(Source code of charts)
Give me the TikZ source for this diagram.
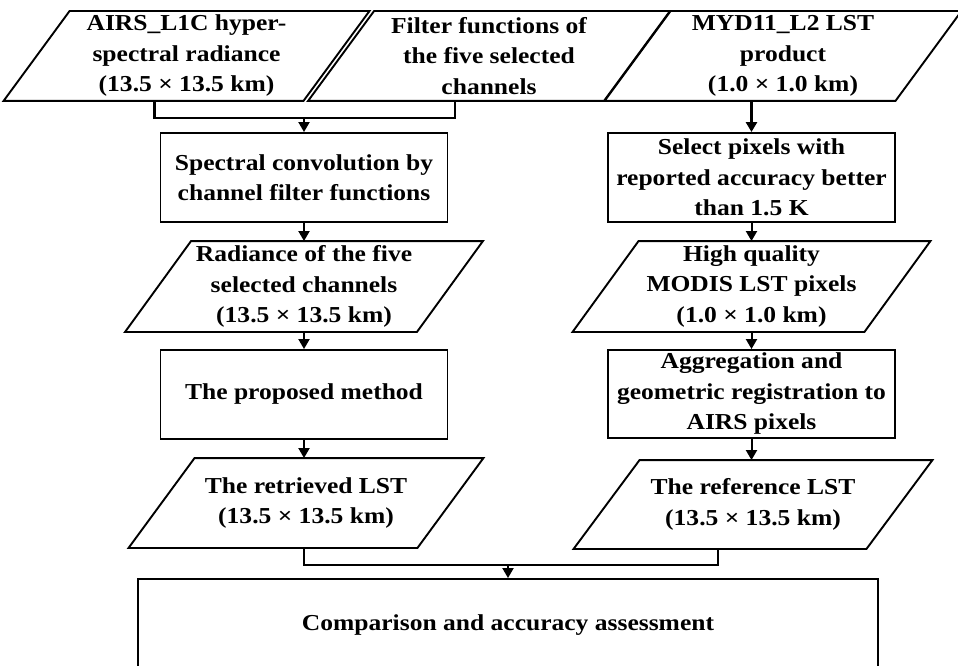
\documentclass[tikz,border=0pt]{standalone}
\usepackage{fontspec}
\setmainfont{Liberation Serif}[FakeStretch=1.12]
\usepackage{tikz}
\usetikzlibrary{arrows.meta,calc}

\begin{document}
\begin{tikzpicture}[
    x=1pt, y=-1pt,
    >={Triangle[width=11pt,length=10pt]},
    procbox/.style={draw, line width=1.9pt, minimum width=287pt, minimum height=89pt, inner sep=1pt, align=center, font=\fontsize{22.8}{30.5}\selectfont\bfseries},
    databox/.style={procbox, draw=none},
    arr/.style={->, line width=2pt},
    joinline/.style={line width=2.6pt}
]
\useasboundingbox (0,0) rectangle (958,666);

\node[databox, minimum width=298pt, minimum height=88pt] (airs) at (186.5,56) {AIRS\_L1C hyper-\\spectral radiance\\(13.5 × 13.5 km)};
\node[databox, minimum width=294pt, minimum height=88pt] (filt) at (489,56) {Filter functions of\\the five selected\\channels};
\node[databox, minimum width=289pt, minimum height=88pt] (myd) at (783,56) {MYD11\_L2 LST\\product\\(1.0 × 1.0 km)};

\node[procbox] (spec) at (304,177.5) {Spectral convolution by\\channel filter functions};
\node[databox, minimum width=290pt] (rad) at (304,286.5) {Radiance of the five\\selected channels\\(13.5 × 13.5 km)};
\node[procbox] (prop) at (304,394.5) {The proposed method};
\node[databox, minimum height=88pt] (retr) at (306,503) {The retrieved LST\\(13.5 × 13.5 km)};

\node[procbox] (sel) at (751.5,177.5) {Select pixels with\\reported accuracy better\\than 1.5 K};
\node[databox, minimum width=290pt] (high) at (751.5,286.5) {High quality\\MODIS LST pixels\\(1.0 × 1.0 km)};
\node[procbox, minimum height=88pt] (aggr) at (751.5,394) {Aggregation and\\geometric registration to\\AIRS pixels};
\node[databox, minimum width=291pt, minimum height=87pt] (refl) at (753,504.5) {The reference LST\\(13.5 × 13.5 km)};

\node[procbox, minimum width=740pt, minimum height=92pt] (comp) at (508,625) {Comparison and accuracy assessment};

\foreach \n in {airs,filt,myd,rad,high,retr,refl}
    \draw[line width=1.9pt] ($(\n.north west)+(33,0)$) -- ($(\n.north east)+(33,0)$) -- ($(\n.south east)+(-33,0)$) -- ($(\n.south west)+(-33,0)$) -- cycle;

\draw[joinline] ($(airs.south)+(-32,0)$) -- ++(0,17) coordinate (j1) -| ($(filt.south)+(-34,0)$);
\draw[arr] (j1 -| spec.north) -- (spec.north);
\draw[arr] (spec) -- (rad);
\draw[arr] (rad) -- (prop);
\draw[arr] (prop) -- (prop |- retr.north);

\draw[arr, line width=3pt] (sel.north |- myd.south) -- (sel.north);
\draw[arr] (sel) -- (high);
\draw[arr] (high) -- (aggr);
\draw[arr] (aggr) -- (aggr |- refl.north);

\draw[joinline] (prop |- retr.south) -- ++(0,17) coordinate (j2) -| ($(refl.south)+(-35,0)$);
\draw[arr] (j2 -| comp.north) -- (comp.north);
\end{tikzpicture}
\end{document}
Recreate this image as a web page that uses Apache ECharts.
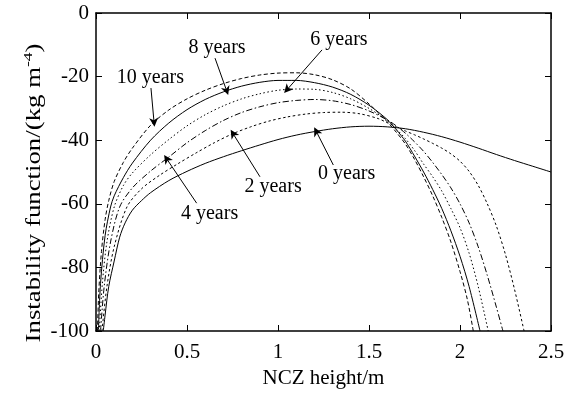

◆ **DIRECTIONS FOR THIS TASK**: Retype the records above word for word, from their first line through the line containing "minimum width=740pt, minimum", and leave out every picture.

◆ **RIGHT ANSWER**:
Give me the TikZ source for this diagram.
\documentclass[tikz,border=0pt]{standalone}
\usepackage{fontspec}
\setmainfont{Liberation Serif}[FakeStretch=1.12]
\usepackage{tikz}
\usetikzlibrary{arrows.meta,calc}

\begin{document}
\begin{tikzpicture}[
    x=1pt, y=-1pt,
    >={Triangle[width=11pt,length=10pt]},
    procbox/.style={draw, line width=1.9pt, minimum width=287pt, minimum height=89pt, inner sep=1pt, align=center, font=\fontsize{22.8}{30.5}\selectfont\bfseries},
    databox/.style={procbox, draw=none},
    arr/.style={->, line width=2pt},
    joinline/.style={line width=2.6pt}
]
\useasboundingbox (0,0) rectangle (958,666);

\node[databox, minimum width=298pt, minimum height=88pt] (airs) at (186.5,56) {AIRS\_L1C hyper-\\spectral radiance\\(13.5 × 13.5 km)};
\node[databox, minimum width=294pt, minimum height=88pt] (filt) at (489,56) {Filter functions of\\the five selected\\channels};
\node[databox, minimum width=289pt, minimum height=88pt] (myd) at (783,56) {MYD11\_L2 LST\\product\\(1.0 × 1.0 km)};

\node[procbox] (spec) at (304,177.5) {Spectral convolution by\\channel filter functions};
\node[databox, minimum width=290pt] (rad) at (304,286.5) {Radiance of the five\\selected channels\\(13.5 × 13.5 km)};
\node[procbox] (prop) at (304,394.5) {The proposed method};
\node[databox, minimum height=88pt] (retr) at (306,503) {The retrieved LST\\(13.5 × 13.5 km)};

\node[procbox] (sel) at (751.5,177.5) {Select pixels with\\reported accuracy better\\than 1.5 K};
\node[databox, minimum width=290pt] (high) at (751.5,286.5) {High quality\\MODIS LST pixels\\(1.0 × 1.0 km)};
\node[procbox, minimum height=88pt] (aggr) at (751.5,394) {Aggregation and\\geometric registration to\\AIRS pixels};
\node[databox, minimum width=291pt, minimum height=87pt] (refl) at (753,504.5) {The reference LST\\(13.5 × 13.5 km)};

\node[procbox, minimum width=740pt, minimum height=92pt] (comp) at (508,625) {Comparison and accuracy assessment};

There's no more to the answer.